A proposal to let Philippine criminal courts try nine-year-olds has drawn sharp criticism. But in 35 American states, children of any age can be convicted and sentenced

COMMON law has long held that committing a crime requires both a prohibited act and a “mens rea”, or “guilty mind”—the criminal knowing that the act was wrong. There is no global consensus regarding the youngest age at which a child can be deemed to have such intent, and thus can be tried and convicted of a criminal offence. Ten years ago the United Nations Committee on the Rights of the Child recommended an “absolute minimum” age of 12 for criminal responsibility, and urged countries “to continue to increase it to a higher age level”. The Philippines appears poised to move in the opposite direction: lawmakers there have proposed reducing the cut-off from 15 years old to nine. The bill has prompted sharp criticism both at home and abroad, and legislators are still arguing over its text.

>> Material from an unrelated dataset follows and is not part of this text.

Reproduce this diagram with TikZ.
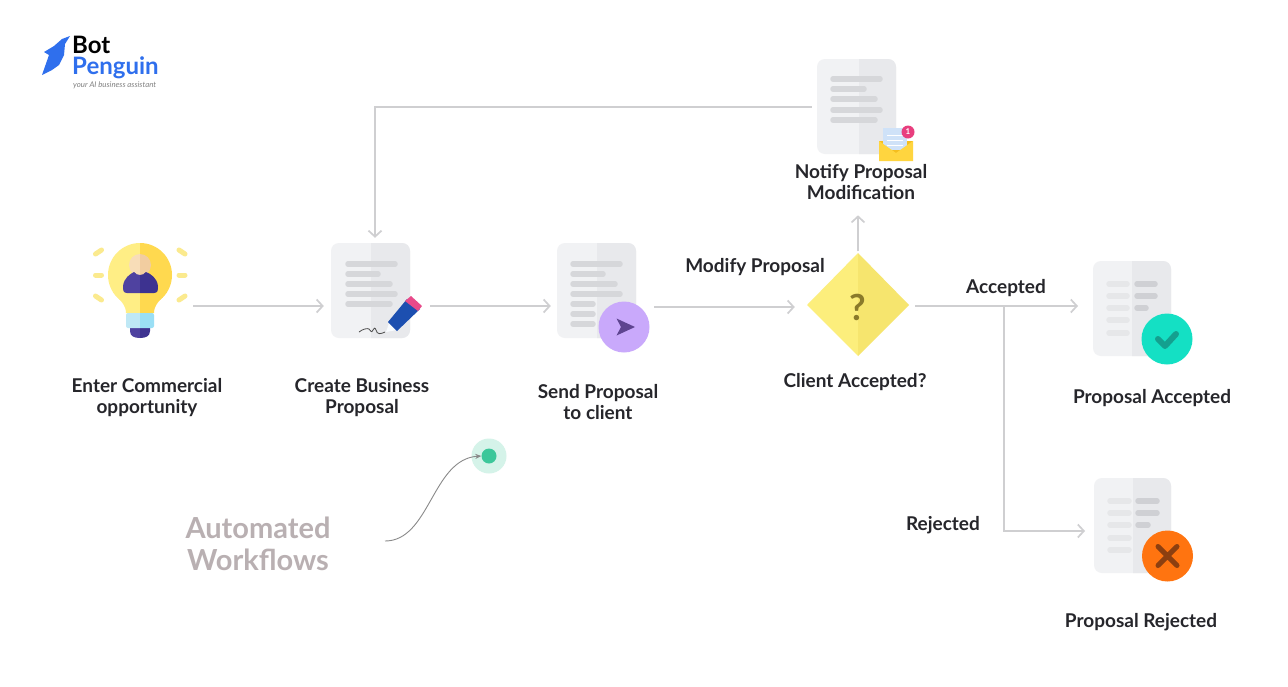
\documentclass[tikz,border=0pt]{standalone}
\usepackage{fontspec}
\setmainfont{Lato}
\usetikzlibrary{arrows.meta,shapes.geometric}
\definecolor{conn}{HTML}{CFCFD1}
\definecolor{docl}{HTML}{F1F2F4}
\definecolor{docr}{HTML}{E8E9EC}
\definecolor{lineA}{HTML}{D6D7DA}
\definecolor{lineB}{HTML}{E6E7E9}
\definecolor{lineC}{HTML}{CFD0D4}
\definecolor{inktxt}{HTML}{26262B}
\definecolor{brandblue}{HTML}{2F6FED}
\definecolor{ray}{HTML}{FBEA8E}
\definecolor{bulbL}{HTML}{FFEE85}
\definecolor{bulbR}{HTML}{FFD94F}
\definecolor{baseL}{HTML}{BFE8F5}
\definecolor{baseR}{HTML}{9ADFF5}
\definecolor{darkL}{HTML}{4F42A0}
\definecolor{darkR}{HTML}{3D3290}
\definecolor{skinL}{HTML}{F8DDB8}
\definecolor{skinR}{HTML}{F2CDA0}
\definecolor{penblue}{HTML}{1C4FB0}
\definecolor{penpink}{HTML}{E84A8A}
\definecolor{lav}{HTML}{C9A9FB}
\definecolor{plane}{HTML}{5E4490}
\definecolor{envA}{HTML}{F5BE1E}
\definecolor{envB}{HTML}{FFD53F}
\definecolor{paper}{HTML}{CFE2F8}
\definecolor{bell}{HTML}{E83E7E}
\definecolor{diaL}{HTML}{FCEE7C}
\definecolor{diaR}{HTML}{F6E56E}
\definecolor{qmark}{HTML}{8A7A2A}
\definecolor{okfill}{HTML}{14E0C4}
\definecolor{okmark}{HTML}{14A08F}
\definecolor{nofill}{HTML}{FF7410}
\definecolor{nomark}{HTML}{8C3F10}
\definecolor{awtxt}{HTML}{B9B0B2}
\definecolor{halo}{HTML}{D5F3E9}
\definecolor{dotg}{HTML}{3CC79A}
\definecolor{curve}{HTML}{8A8A8A}
\tikzset{
  flow/.style={draw=conn,line width=1.7pt,-{Straight Barb[length=6pt,width=13pt,line width=1.7pt]}},
  docbox/.style={fill=docl,rounded corners=8pt,inner sep=0pt},
  lbl/.style={font=\fontsize{19}{21}\selectfont\bfseries,text=inktxt,align=center,inner sep=0pt,yshift=-1pt},
  txtbar/.style={line cap=round,line width=5.5pt},
  badge/.style={circle,inner sep=0pt},
}
% name, left, top, right, bottom, mid
\newcommand{\docsheet}[6]{%
  \node[docbox,minimum width=#4pt-#2pt,minimum height=#5pt-#3pt] (#1) at ({(#2+#4)/2},{(#3+#5)/2}) {};
  \begin{scope}
    \clip (#6,#3) rectangle (#4,#5);
    \fill[docr,rounded corners=8pt] (#2,#3) rectangle (#4,#5);
  \end{scope}}
\newcommand{\bulbbody}[4]{% glass, base, dark, skin
  \fill[#1] (140,275) circle (32pt);
  \fill[#1] (113,292) .. controls (120,300) and (126,305) .. (126,313) -- (154,313) .. controls (154,305) and (160,300) .. (167,292) -- cycle;
  \fill[#3] (130,322) -- (150,322) -- (150,331) .. controls (150,336) and (146,338) .. (140,338) .. controls (134,338) and (130,336) .. (130,331) -- cycle;
  \fill[#2,rounded corners=2pt] (126,313) -- (154,313) -- (154,328) -- (126,328) -- cycle;
  \fill[#4] (140,265) circle (11pt);
  \fill[#3] (127,293) .. controls (123,293) and (123,290) .. (123,286) .. controls (124,278) and (130,274) .. (134,272) .. controls (137,276) and (143,276) .. (146,272) .. controls (151,274) and (157,278) .. (158,286) .. controls (158,290) and (158,293) .. (154,293) -- cycle;
}
\begin{document}
\begin{tikzpicture}[x=1pt,y=-1pt]
\useasboundingbox (0,0) rectangle (1288,686);
\fill[white] (0,0) rectangle (1288,686);

% --- logo
\fill[brandblue] (70,36) -- (62,39) -- (54,46) -- (44,52) -- (49,55) -- (42,75) -- (52,70) -- (59,65) -- (64,55) -- (65,44) -- cycle;
\node[anchor=north west,align=left,inner sep=0pt,font=\fontsize{24}{21}\selectfont\bfseries,text=black] (logoA) at (72,36) {Bot\\\textcolor{brandblue}{Penguin}};
\node[anchor=west,inner sep=0pt,font=\fontsize{7.8}{9}\selectfont\itshape,text=gray] (logoC) at (73,85.5) {your AI business assistant};

% --- bulb
\node[inner sep=0pt,minimum width=90pt,minimum height=95pt] (bulb) at (140,291) {};
\foreach \yy/\dl in {252/2,275/0,298/-2}{
  \draw[ray,line width=5pt,line cap=round] (95.5,\yy+\dl) -- (101.5,\yy-\dl);
  \draw[ray,line width=5pt,line cap=round] (179,\yy-\dl) -- (185,\yy+\dl);
}
\begin{scope}
  \clip (100,235) rectangle (140,345);
  \bulbbody{bulbL}{baseL}{darkL}{skinL}
\end{scope}
\begin{scope}
  \clip (140,235) rectangle (180,345);
  \bulbbody{bulbR}{baseR}{darkR}{skinR}
\end{scope}

% --- documents
\docsheet{create}{331}{243}{410}{338}{371}
\foreach \yy/\xe in {264/397,274/380,284/392,294/397,304/392}
  \draw[lineA,txtbar] (348,\yy) -- (\xe-2,\yy);
\docsheet{send}{557}{243}{636}{338}{597}
\foreach \yy/\xe in {264/622,274/605,284/617,294/622,304/595,314/595,324/595}
  \draw[lineA,txtbar] (573,\yy) -- (\xe-2,\yy);
\docsheet{notify}{817}{59}{896}{154}{859}
\foreach \yy/\xe in {79/882,89/866,99/877,110/882,120/877}
  \draw[lineA,txtbar] (833,\yy) -- (\xe-2,\yy);
\docsheet{acc}{1093}{261}{1171}{356}{1132}
\foreach \yy in {284,296,308,320,333}
  \draw[lineB,txtbar] (1109,\yy) -- (1127,\yy);
\foreach \yy/\xe in {284/1155,296/1155,308/1146}
  \draw[lineC,txtbar] (1137,\yy) -- (\xe,\yy);
\docsheet{rej}{1094}{478}{1171}{573}{1133}
\foreach \yy in {501,513,525,538,550}
  \draw[lineB,txtbar] (1110,\yy) -- (1129,\yy);
\foreach \yy/\xe in {501/1157,513/1157,525/1148}
  \draw[lineC,txtbar] (1138,\yy) -- (\xe,\yy);

% --- pen on create
\draw[black!70,line width=0.8pt] (359,332) .. controls (363,329) and (367,328) .. (369,329) .. controls (371,330) and (371,334) .. (373,330) .. controls (374,328) and (375,327) .. (376,330) .. controls (377,335) and (381,334) .. (385,332);
\fill[white!85!paper] (386,332) -- (389,323) -- (397,330) -- cycle;
\fill[penblue] (388,322) -- (407,299) -- (420,309) -- (397,331) -- cycle;
\fill[penpink] (405,301) -- (411,296) -- (422,306) -- (418,311) -- cycle;

% --- send badge
\node[badge,fill=lav,minimum size=51pt] (sendb) at (624,327) {};
\fill[plane] (616.5,318.5) -- (635,327) -- (616.5,335.5) -- (621,327) -- cycle;

% --- envelope on notify
\fill[envA] (879,141) -- (913,141) -- (913,161) -- (879,161) -- cycle;
\fill[paper] (883,128) rectangle (907,150);
\foreach \yy in {135,140,145}\draw[white,line width=1pt] (887,\yy) -- (903,\yy);
\fill[envB] (879,141) -- (896,153) -- (913,141) -- (913,161) -- (879,161) -- cycle;
\node[badge,fill=bell,minimum size=13pt,text=white,font=\fontsize{8}{8}\selectfont\bfseries] (bellb) at (908,132) {1};

% --- decision
\fill[diaL] (858,253) -- (807,305) -- (858,356) -- cycle;
\fill[diaR] (858,253) -- (909,305) -- (858,356) -- cycle;
\node[diamond,minimum width=102pt,minimum height=103pt,inner sep=0pt] (decide) at (858,305) {};
\node[inner sep=0pt,text=qmark,font=\fontsize{36}{36}\selectfont\bfseries] (qm) at (857.5,307) {?};

% --- accepted / rejected badges
\node[badge,fill=okfill,minimum size=51pt] (okb) at (1167,339) {};
\draw[okmark,line width=6pt,line cap=round,line join=round] (1158,339) -- (1165,346) -- (1176,334);
\node[badge,fill=nofill,minimum size=51pt] (nob) at (1167.5,556) {};
\draw[nomark,line width=5pt,line cap=round] (1158,546.5) -- (1177,565.5) (1177,546.5) -- (1158,565.5);

% --- connectors
\draw[flow,shorten <=8pt,shorten >=7pt] (bulb.east |- 0,306) -- (create.west |- 0,306);
\draw[flow,shorten <=20pt,shorten >=6pt] (create.east |- 0,306) -- (send.west |- 0,306);
\draw[flow,shorten <=18pt,shorten >=12pt] (send.east |- 0,307) -- (decide.west |- 0,307);
\draw[flow,shorten <=2pt] (decide.north) -- ++(0,38pt);
\coordinate (acctip) at (1078,306);
\draw[flow,shorten <=6pt] (decide.east |- acctip) -- (acctip);
\coordinate (rejjoint) at (1004,306);
\coordinate (rejtip) at (1085,531);
\draw[flow] (rejjoint) -- (rejjoint |- rejtip) -- (rejtip);
\coordinate (backjoint) at (375,107);
\draw[flow,shorten <=5pt,shorten >=5pt] (notify.west |- backjoint) -- (backjoint) -- (backjoint |- create.north);

% --- labels
\node[lbl] (t1) at (147,396.5) {Enter Commercial\\opportunity};
\node[lbl] (t2) at (362,396.5) {Create Business\\Proposal};
\node[lbl] (t3) at (598,401.5) {Send Proposal\\to client};
\node[lbl] (t4) at (755,266) {Modify Proposal};
\node[lbl] (t5) at (855,381) {Client Accepted?};
\node[lbl] (t6) at (861,181.5) {Notify Proposal\\Modification};
\node[lbl] (t7) at (1006,287) {Accepted};
\node[lbl] (t8) at (1152,397) {Proposal Accepted};
\node[lbl] (t9) at (943,524) {Rejected};
\node[lbl] (t10) at (1141,621) {Proposal Rejected};

% --- automated workflows
\node[align=center,inner sep=0pt,text=awtxt,font=\fontsize{29}{32}\selectfont\bfseries] (aw) at (258,544) {Automated\\Workflows};
\node[badge,fill=halo,minimum size=35pt] (hal) at (489,456) {};
\node[badge,fill=dotg,minimum size=15pt] (dot) at (489,456) {};
\coordinate (cstart) at (385,541);
\draw[curve,line width=0.9pt,-{Stealth[length=6pt,width=5pt]}] (cstart) .. controls (430,541) and (432,459) .. (dot.west);
\end{tikzpicture}
\end{document}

Not long ago the Philippines earned a reputation for a relatively progressive stance on this issue. It introduced its current minimum age of criminal responsibility (MACR) in 2006, making it one of just 19 countries whose MACR is 15 or older. However, Rodrigo Duterte, the president, has adopted a harsh “tough-on-crime” agenda. The bill’s supporters say it would stop adult criminals from recruiting children under the age of criminal responsibility for drug-trafficking. Human-rights advocates counter that there is no evidence that this would reduce crime. Instead, says Leo Ratledge of Child Rights International Network, a British charity, it would punish victims of exploitation rather than those who exploit them.

The other members of the MACR-above-14 club are an incongruous bunch. Predictably, they include places like Norway and Sweden, which take a generally liberal approach to criminal justice. However, the top of the table is occupied by less developed countries that happen to have revised their juvenile-justice laws in recent years: in Timor-Leste and Mozambique, the MACR is now 16. Although most European states sit comfortably above the UN recommendation, there are notable exceptions. Scotland can hand out criminal records to eight-year-olds, though legislation is being mooted that will raise the minimum age limit to 12. In the rest of Britain, ten-year-olds can be tried for a crime. This British colonial legacy is reflected in the relatively low MACRs seen in South Africa, Australia and New Zealand. Similarly, Nigeria, India, Pakistan and Bangladesh are among the 21 countries that set a MACR of seven, the lowest national age globally.

In some cases the law is not clear-cut. The MACR in Comoros is based on puberty. It can differ by sex (as in Iran) or type of offence (Malaysia), while Poland and France entrust the issue to judges’ discretion. Nonetheless, even a vague minimum of “puberty” provides more protection than simply having no MACR at all. Just a handful of countries have no national MACR. The most striking is the United States. Although America sets a threshold of 11 years old for federal offences, the overwhelming share of crimes are policed at the state level. And 35 out of the 50 states have not set a MACR, putting them in a club with Cuba, Malaysia (exclusively for terrorism) and Sudan (for drug offences).